Without question, the facts of Larkin are different from the facts in this case, but the court’s discussion of what a “custodial interrogation” means for purposes of Miranda warnings cites and is consistent with the Supreme Court’s reasoning in Perkins, 496 U.S. at 296-297.


     [12] We have broadened art. 12 protections where a defendant made incriminating statements to an undercover informant in his jail cell after his right to counsel under the Sixth Amendment to the United States Constitution had attached.  See Commonwealth v. Murphy, 448 Mass. 452, 453 (2007).  However, in the present case, the defendant’s Sixth Amendment right to counsel had not been triggered because at the time of his conversation with Almeida, he had not been indicted or charged in connection with the victim’s murder.

     [13] If we were to accept the defendant’s position, as a practical matter it would eliminate any conversation with a cooperating witness where a suspect is held in jail.

     [14] Furthermore, even if evidence pointing to the accused’s identity were to be required under this rule, the Commonwealth did provide some corroborating evidence potentially linking the defendant with the crime, including the baseball cap found at the crime scene that matched with the defendant’s deoxyribonucleic acid, and the shell casing from Payne’s car that matched the type of weapon used to shoot the victim.


[15] The table of contents in the defendant’s brief contains a heading that contends that the recording violated the defendant’s constitutional right to privacy, but the brief itself contains no argument on this point.  The defendant has waived the point.  See Mass. R. A. P. 16 (a) (4), as amended, 367 Mass. 921 (1975).  In any event, there is no merit to his claim.  Matter of a Grand Jury Subpoena, 454 Mass. 685, 688-693 (2009).

[16] At the hearing on the defendant’s motion to suppress evidence of the recorded telephone call, the judge offered a continuance to the defendant in order to provide more time to prepare, but the defendant did not accept the offer.


[17] The defendant makes no claim of prejudice on a substantive level — e.g., a claim that if the Commonwealth had filed a motion under Mass.
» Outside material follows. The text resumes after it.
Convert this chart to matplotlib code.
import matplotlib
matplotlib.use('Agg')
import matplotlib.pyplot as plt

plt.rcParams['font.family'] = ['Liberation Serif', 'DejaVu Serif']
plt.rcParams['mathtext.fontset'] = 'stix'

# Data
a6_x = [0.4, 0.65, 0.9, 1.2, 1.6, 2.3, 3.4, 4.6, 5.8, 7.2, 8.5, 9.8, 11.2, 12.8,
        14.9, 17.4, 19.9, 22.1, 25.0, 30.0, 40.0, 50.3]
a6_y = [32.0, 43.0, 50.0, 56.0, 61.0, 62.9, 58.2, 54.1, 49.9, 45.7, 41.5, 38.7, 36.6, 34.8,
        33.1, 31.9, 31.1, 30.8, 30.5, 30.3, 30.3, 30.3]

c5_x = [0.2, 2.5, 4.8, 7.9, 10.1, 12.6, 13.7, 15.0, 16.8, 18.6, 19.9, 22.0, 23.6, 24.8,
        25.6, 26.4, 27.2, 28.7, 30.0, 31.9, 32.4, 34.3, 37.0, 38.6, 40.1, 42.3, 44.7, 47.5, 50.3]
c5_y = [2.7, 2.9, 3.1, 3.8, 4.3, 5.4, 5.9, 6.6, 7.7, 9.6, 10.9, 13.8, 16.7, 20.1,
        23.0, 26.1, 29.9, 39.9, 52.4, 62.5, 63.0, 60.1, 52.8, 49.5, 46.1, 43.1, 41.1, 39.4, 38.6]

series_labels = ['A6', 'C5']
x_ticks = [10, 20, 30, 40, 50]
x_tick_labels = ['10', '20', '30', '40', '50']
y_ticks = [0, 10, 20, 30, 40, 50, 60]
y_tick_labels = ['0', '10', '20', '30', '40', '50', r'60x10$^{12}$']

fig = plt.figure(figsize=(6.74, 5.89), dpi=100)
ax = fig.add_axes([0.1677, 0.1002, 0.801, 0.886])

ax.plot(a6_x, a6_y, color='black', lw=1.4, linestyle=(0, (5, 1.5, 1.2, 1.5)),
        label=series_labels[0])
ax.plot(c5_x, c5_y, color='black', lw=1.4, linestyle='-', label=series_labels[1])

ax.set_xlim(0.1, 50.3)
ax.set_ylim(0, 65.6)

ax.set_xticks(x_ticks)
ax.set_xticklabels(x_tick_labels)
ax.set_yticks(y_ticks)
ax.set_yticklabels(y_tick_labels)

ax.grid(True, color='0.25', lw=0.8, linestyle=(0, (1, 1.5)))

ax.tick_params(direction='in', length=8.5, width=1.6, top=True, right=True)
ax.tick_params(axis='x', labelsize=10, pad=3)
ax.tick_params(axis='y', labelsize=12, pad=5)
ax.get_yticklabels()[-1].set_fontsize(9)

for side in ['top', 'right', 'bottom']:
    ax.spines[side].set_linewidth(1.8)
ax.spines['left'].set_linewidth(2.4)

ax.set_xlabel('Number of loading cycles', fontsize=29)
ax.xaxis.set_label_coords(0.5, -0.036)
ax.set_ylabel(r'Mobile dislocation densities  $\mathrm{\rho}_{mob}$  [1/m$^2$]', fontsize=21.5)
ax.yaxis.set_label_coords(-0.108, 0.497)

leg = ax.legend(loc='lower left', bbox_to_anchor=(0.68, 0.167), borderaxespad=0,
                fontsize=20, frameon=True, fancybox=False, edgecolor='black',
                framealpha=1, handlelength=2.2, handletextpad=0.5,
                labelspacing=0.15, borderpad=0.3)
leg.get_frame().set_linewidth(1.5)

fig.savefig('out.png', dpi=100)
R. Crim. P. 17 (a) (2) seeking judicial approval to summons the recording of the telephone call, a judge might well have denied the motion on the ground that the materials sought were not “evidentiary and relevant.”  See Commonwealth. v. Lampron, 441 Mass. 265, 269-270 (2004) (citation omitted).  We have considered the issue, however, pursuant to G. L. c. 278, § 33E.  The subpoena itself is not included in the record before us, but it appears from other record materials that the November, 2004, recordings were sought because the Commonwealth had information that these recorded conversations would include information relating to the 2004 Lopes murder and may pertain to the issue of motive in connection with the victim’s murder in 2005.  In these circumstances, the recordings would appear to be both evidentiary and relevant, and a motion for approval of a summons or subpoena for those records was highly likely to have been allowed.

     [18] To be fair, even prompt legislative action to address this issue after the issuance of the opinion and concurrence in Commonwealth v. Tavares, 459 Mass. 289 (2011), would not have prevented the reversal of the convictions in this case, because the one-party consent recording took place in 2009.